A central question we’re wrestling with in 2020 is whether social media is a communication network or a media source. And it’s tough, because the answer is clearly both.
- It’s a communication network because billions of people sign up to conduct private & public conversations not under the control of the network
- It’s a media source because it is edited and curated (trending hashtags, featured stories, the order that the algorithm presents the content to you in, and fact check warnings such as what was added to President Trump’s tweet)
To determine who is responsible, we have to look at who controls the content on social media. It is apparent that the answer is both users & the platform, and so it is apparent that the responsibility question has to be resolved with “both are responsible”. This makes the “old way of thinking about media” not very useful, because suddenly our categories don’t really tell us much here.
What’s Really Different Here?
New media allows the common person to have global reach. Back in the old economy, any person could say whatever they liked via the telephone, but they couldn’t amplify their reach to millions or billions of other people, they needed a newspaper or a book to do that, and access was gated to those publishing sources by “responsible parties” (newspapers, publishers).
Everyone is a broadcaster.
It’s as though everyone has a megaphone that costs $0 that can be heard around the world. This in turn destroys the “gating effect” that newspapers and publishers once had, because they aren’t needed for reach any more. And since they aren’t needed, it is unrealistic to place all responsibility on social media companies. They cannot gate content for technical reasons, and market reasons.
- Technical: To accurately police statements from a billion people is not feasible, even with advanced technology and AI.
- Market: If the platforms did police the statements, users can easily move elsewhere where they aren’t policed. Creating new services is easy in 2020, which is why there are dozens of social networks.
Not a Problem to be Solved: A Situation to be Managed
Coming back to Donald Trump’s tweet, we have a situation where Twitter cannot control his content, and they also arguably cannot let factually incorrect statements stand. This is the crux of the “shared responsibility” burden. So they chose to contextualize the tweet and link to another source of information. What might this look like going forward?
While we can’t make decisions on all content automatically, certain egregious content can be automatically flagged and removed, and that’s here to stay. There will always be a very large segment of content that will have no intervention and oversight whatsoever.
It’s the grey middle that needs work, and over the past few years we’ve seen the gradual evolution of policies to deal with this.
What Tools Do We Have in our Toolbox?
Here’s how we manage the problem today, which will continue.
- Terms of Service, which are intentionally vague to give discretion to the company to remove borderline content
- Contextualization, or “extra facts presented alongside” (such as the original Donald Trump tweet)

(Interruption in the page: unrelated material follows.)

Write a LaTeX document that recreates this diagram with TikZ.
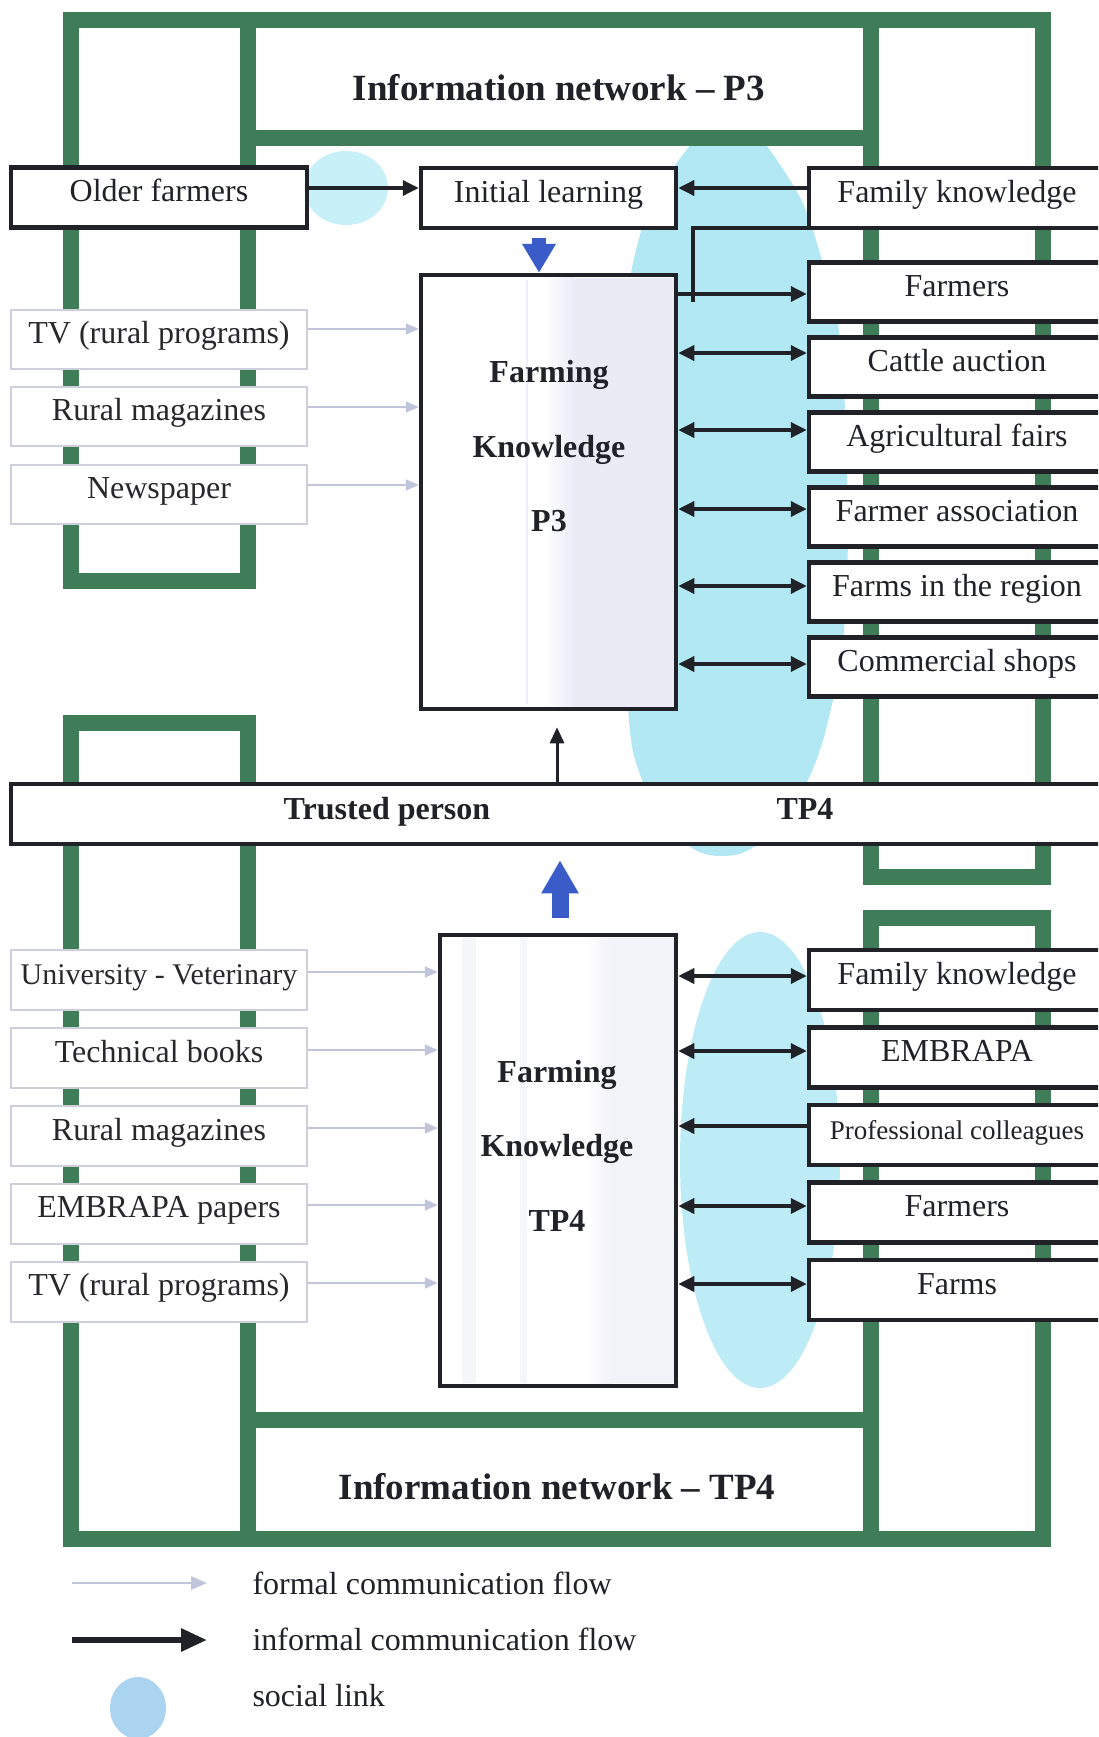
\documentclass[tikz,border=0pt]{standalone}
\usepackage{fontspec}
\setmainfont{Liberation Serif}
\usetikzlibrary{arrows.meta}

\definecolor{netgreen}{RGB}{62,125,88}
\definecolor{ink}{RGB}{32,34,40}
\definecolor{formalgray}{RGB}{192,197,220}
\definecolor{grayedge}{RGB}{205,207,220}
\definecolor{social}{RGB}{178,232,243}
\definecolor{sociallow}{RGB}{190,236,246}
\definecolor{socialsmall}{RGB}{200,240,248}
\definecolor{legendblue}{RGB}{170,212,240}
\definecolor{lav}{RGB}{222,224,240}
\definecolor{flowblue}{RGB}{58,92,200}
\definecolor{gtext}{RGB}{40,40,44}

\begin{document}
\begin{tikzpicture}[x=1pt,y=-1pt,
  bodyfont/.style={font=\fontsize{32}{38}\selectfont},
  boldfont/.style={font=\fontsize{32}{38}\selectfont\bfseries},
  titlefont/.style={font=\fontsize{37}{44}\selectfont\bfseries},
  srcbox/.style={draw=ink, line width=4.5pt, fill=white, inner sep=0pt, text=ink,
                 text height=20pt, text depth=12pt, minimum height=60pt, bodyfont},
  rightbox/.style={srcbox, minimum width=296pt},
  mediabox/.style={draw=grayedge, line width=2pt, fill=white, inner sep=0pt, text=gtext,
                 text height=20pt, text depth=12pt, minimum width=296pt, minimum height=59pt, bodyfont},
  knowbox/.style={draw=ink, line width=4.5pt, fill=white, inner sep=0pt},
  boxlabel/.style={boldfont, anchor=base, text=ink},
  greenbar/.style={draw=netgreen, line width=16pt, line cap=rect, line join=miter},
  informal/.style={draw=ink, line width=3.5pt, -{Triangle[length=16pt,width=15pt]}},
  twoway/.style={draw=ink, line width=3.5pt, {Triangle[length=16pt,width=15pt]}-{Triangle[length=16pt,width=15pt]}},
  formal/.style={draw=formalgray, line width=2pt, -{Triangle[length=13pt,width=11pt]}},
  legendtext/.style={bodyfont, anchor=base west, text=ink}
]
% canvas
\fill[white] (0,0) rectangle (1098,1737);
\useasboundingbox (0,0) rectangle (1098,1737);
\clip (0,0) rectangle (1098,1737);

% social links (drawn first, boxes sit on top)
\begin{scope}
  \clip (0,138) rectangle (1098,1737);
  \fill[social] plot[smooth cycle, tension=0.7] coordinates {
    (730,120) (790,180) (822,260) (840,340) (847,480) (846,600) (835,690)
    (808,780) (765,838) (722,856) (680,838) (642,780) (627,690) (624,480)
    (626,340) (636,250) (668,175)};
\end{scope}
\fill[socialsmall] (346,188) ellipse [x radius=42pt, y radius=37pt];
\fill[sociallow] (760,1160) ellipse [x radius=80pt, y radius=228pt];

% network frames
\draw[greenbar] (248,581) -- (71,581) -- (71,20) -- (1043,20) -- (1043,877) -- (870.5,877) -- (870.5,20);
\draw[greenbar] (248,20) -- (248,581);
\draw[greenbar] (248,137.5) -- (870.5,137.5);
\draw[greenbar] (248,723) -- (71,723) -- (71,1539) -- (1043,1539) -- (1043,918) -- (870.5,918) -- (870.5,1539);
\draw[greenbar] (248,723) -- (248,1539);
\draw[greenbar] (248,1420) -- (870.5,1420);

\node[titlefont, anchor=base, text=ink] (titleP3) at (559,100) {Information network – P3};
\node[titlefont, anchor=base, text=ink] (titleTP4) at (557,1499) {Information network – TP4};

% ---------- P3 ----------
\node[srcbox, minimum width=296pt] (old) at (159,197.5) {Older farmers};
\node[srcbox, minimum width=255pt] (init) at (548.5,198) {Initial learning};
\node[rightbox] (famP3) at (957,198) {Family knowledge};
\node[rightbox, minimum height=59pt] (farmersP3) at (957,292) {Farmers};
\node[rightbox, minimum height=59pt] (cattle) at (957,367) {Cattle auction};
\node[rightbox, minimum height=59pt] (fairs) at (957,442) {Agricultural fairs};
\node[rightbox, minimum height=59pt] (assoc) at (957,517) {Farmer association};
\node[rightbox, minimum height=59pt] (region) at (957,592) {Farms in the region};
\node[rightbox, minimum height=59pt] (shops) at (957,667) {Commercial shops};

\node[mediabox] (tvP3) at (159,339.5) {TV (rural programs)};
\node[mediabox] (magP3) at (159,416) {Rural magazines};
\node[mediabox] (news) at (159,494) {Newspaper};

\node[knowbox, minimum width=255pt, minimum height=434pt] (kP3) at (548.5,492) {};
\shade[left color=white, right color=lav!65] (545,277.5) rectangle (575,706.5);
\fill[lav!65] (575,277.5) rectangle (673.7,706.5);
\draw[lav!50, line width=2pt] (527,280) -- (527,704);
\node[boxlabel] (kP3a) at (549,382) {Farming};
\node[boxlabel] (kP3b) at (549,457) {Knowledge};
\node[boxlabel] (kP3c) at (549,531) {P3};

% ---------- trusted person ----------
\node[srcbox, minimum width=1099pt, minimum height=60pt] (trusted) at (560.5,814) {};
\node[boxlabel] (trustedName) at (387,819) {Trusted person};
\node[boxlabel] (trustedCode) at (805,819) {TP4};

% ---------- TP4 ----------
\node[knowbox, minimum width=236pt, minimum height=451pt] (kTP4) at (558,1160.5) {};
\fill[lav!30] (462,938) rectangle (476,1383);
\fill[lav!30] (520,938) rectangle (527,1383);
\shade[left color=white, right color=lav!40] (585,938) rectangle (612,1383);
\fill[lav!40] (612,938) rectangle (673.7,1383);
\node[boxlabel] (kTP4a) at (557,1082) {Farming};
\node[boxlabel] (kTP4b) at (557,1156) {Knowledge};
\node[boxlabel] (kTP4c) at (557,1231) {TP4};

\node[rightbox] (famTP4) at (957,980) {Family knowledge};
\node[rightbox] (embrapa) at (957,1057.5) {EMBRAPA};
\node[rightbox, font=\fontsize{27}{32}\selectfont] (colleagues) at (957,1135) {Professional colleagues};
\node[rightbox] (farmersTP4) at (957,1212.5) {Farmers};
\node[rightbox] (farms) at (957,1290) {Farms};

\node[mediabox, minimum height=60pt, font=\fontsize{30}{36}\selectfont] (univ) at (159,980) {University - Veterinary};
\node[mediabox, minimum height=60pt] (books) at (159,1058) {Technical books};
\node[mediabox, minimum height=60pt] (magTP4) at (159,1136) {Rural magazines};
\node[mediabox, minimum height=60pt] (papers) at (159,1213.5) {EMBRAPA papers};
\node[mediabox, minimum height=60pt] (tvTP4) at (159,1291.5) {TV (rural programs)};

% ---------- connector heights ----------
\coordinate (yInit) at (0,188);
\coordinate (yFarmA) at (0,294);
\coordinate (yCattle) at (0,353);
\coordinate (yFairs) at (0,430);
\coordinate (yAssoc) at (0,509);
\coordinate (yRegion) at (0,586);
\coordinate (yShops) at (0,664);
\coordinate (yTvP3) at (0,329);
\coordinate (yMagP3) at (0,407);
\coordinate (yNews) at (0,485);
\coordinate (yFamB) at (0,976);
\coordinate (yEmb) at (0,1051);
\coordinate (yCol) at (0,1126);
\coordinate (yFarmB) at (0,1206);
\coordinate (yFarms) at (0,1284);
\coordinate (yUniv) at (0,972);
\coordinate (yBooks) at (0,1050);
\coordinate (yMagB) at (0,1128);
\coordinate (yPapers) at (0,1205);
\coordinate (yTvB) at (0,1283);
\coordinate (xThin) at (557,0);
\coordinate (xDown) at (539,0);
\coordinate (xUp) at (560,0);
\coordinate (fkDrop) at (693,302);

% ---------- informal flows P3 ----------
\draw[informal] (old.east |- yInit) -- (init.west |- yInit);
\draw[informal] (famP3.west |- yInit) -- (init.east |- yInit);
\draw[draw=ink, line width=3.5pt] ([yshift=2.5pt]famP3.south west) -| (fkDrop);
\draw[informal] (kP3.east |- yFarmA) -- (farmersP3.west |- yFarmA);
\draw[twoway] (kP3.east |- yCattle) -- (cattle.west |- yCattle);
\draw[twoway] (kP3.east |- yFairs) -- (fairs.west |- yFairs);
\draw[twoway] (kP3.east |- yAssoc) -- (assoc.west |- yAssoc);
\draw[twoway] (kP3.east |- yRegion) -- (region.west |- yRegion);
\draw[twoway] (kP3.east |- yShops) -- (shops.west |- yShops);

% ---------- formal flows ----------
\draw[formal] (tvP3.east |- yTvP3) -- (kP3.west |- yTvP3);
\draw[formal] (magP3.east |- yMagP3) -- (kP3.west |- yMagP3);
\draw[formal] (news.east |- yNews) -- (kP3.west |- yNews);
\draw[formal] (univ.east |- yUniv) -- (kTP4.west |- yUniv);
\draw[formal] (books.east |- yBooks) -- (kTP4.west |- yBooks);
\draw[formal] (magTP4.east |- yMagB) -- (kTP4.west |- yMagB);
\draw[formal] (papers.east |- yPapers) -- (kTP4.west |- yPapers);
\draw[formal] (tvTP4.east |- yTvB) -- (kTP4.west |- yTvB);

% ---------- informal flows TP4 ----------
\draw[twoway] (kTP4.east |- yFamB) -- (famTP4.west |- yFamB);
\draw[twoway] (kTP4.east |- yEmb) -- (embrapa.west |- yEmb);
\draw[informal] (colleagues.west |- yCol) -- (kTP4.east |- yCol);
\draw[twoway] (kTP4.east |- yFarmB) -- (farmersTP4.west |- yFarmB);
\draw[twoway] (kTP4.east |- yFarms) -- (farms.west |- yFarms);

% ---------- vertical flows ----------
\draw[draw=flowblue, line width=14pt, -{Triangle[length=29pt,width=32pt]}]
  ([yshift=-8pt]init.south -| xDown) -- (kP3.north -| xDown);
\draw[draw=ink, line width=3pt, -{Triangle[length=16pt,width=14pt]}, shorten >=16pt]
  (trusted.north -| xThin) -- (kP3.south -| xThin);
\draw[draw=flowblue, line width=17pt, -{Triangle[length=33pt,width=35pt]}, shorten <=15pt, shorten >=14pt]
  (kTP4.north -| xUp) -- (trusted.south -| xUp);

% ---------- legend ----------
\coordinate (lgA1) at (72,1583);
\coordinate (lgA2) at (207,1583);
\coordinate (lgB1) at (72,1640);
\coordinate (lgB2) at (207,1640);
\draw[formal, line width=2.5pt, -{Triangle[length=16pt,width=13pt]}] (lgA1) -- (lgA2);
\draw[draw=ink, line width=6pt, -{Triangle[length=26pt,width=22pt]}] (lgB1) -- (lgB2);
\fill[legendblue] (138,1708) ellipse [x radius=28pt, y radius=31pt];
\node[legendtext] (lgFormal) at (249,1594) {formal communication flow};
\node[legendtext] (lgInformal) at (249,1650) {informal communication flow};
\node[legendtext] (lgSocial) at (249,1706) {social link};
\end{tikzpicture}
\end{document}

- Warnings and Bans, or things like “point systems” which eject users for repeated violations; three strikes and you’re out.
- Social punishment. User group reactions to your content, which give social feedback on the acceptability of what you’re doing.
It’s important to understand that any of these tactics can be overdone and produce tyranny or imbalances of power. For example, a platform can game the terms of service to eject speech it doesn’t agree with, or can ban someone who doesn’t deserve it. Social punishment can turn into angry mobs. So it can all go wrong, clearly. But that reality doesn’t undo the necessity of having and deploying the tactics as part of a shared responsibility model.
New Dynamics
- Because of the shared responsibility model, you will have an permanent fight between content creators and platforms over who has which power and who is allowed to do what. This is fundamental to a shared responsibility model. Note that this is arguably much better for content producers than they’ve ever had it, since under the old economy they were always at the whim of editors. So take the user’s complaints with a grain of salt, they are quite ascendant in the last 20 years in terms of their power.
- The meaning of freedom of speech is going to become blurry. People love to appeal to this freedom online, but few actually understand how it is put together. The freedom prevents the government from silencing you, but Twitter silencing you is still completely OK and you have no protection against that. Centralization of communication via company-owned platforms allows the spigots of speech on certain topics to be turned off in a small number of places, and there is no functional recourse against this at the present, without a new legal tradition.
- Information will continue to fracture. What I mean by this is that thousands of tiny community bubbles will continue to form for special communication on narrow topics. Multiple little “wild wests” will be spawned, and the overall conversation will get noisier and more complex in aggregate. It will not re-centralize as it was under the old economy, where you could know most of what was going on and what people were thinking by reading 2-3 major newspapers.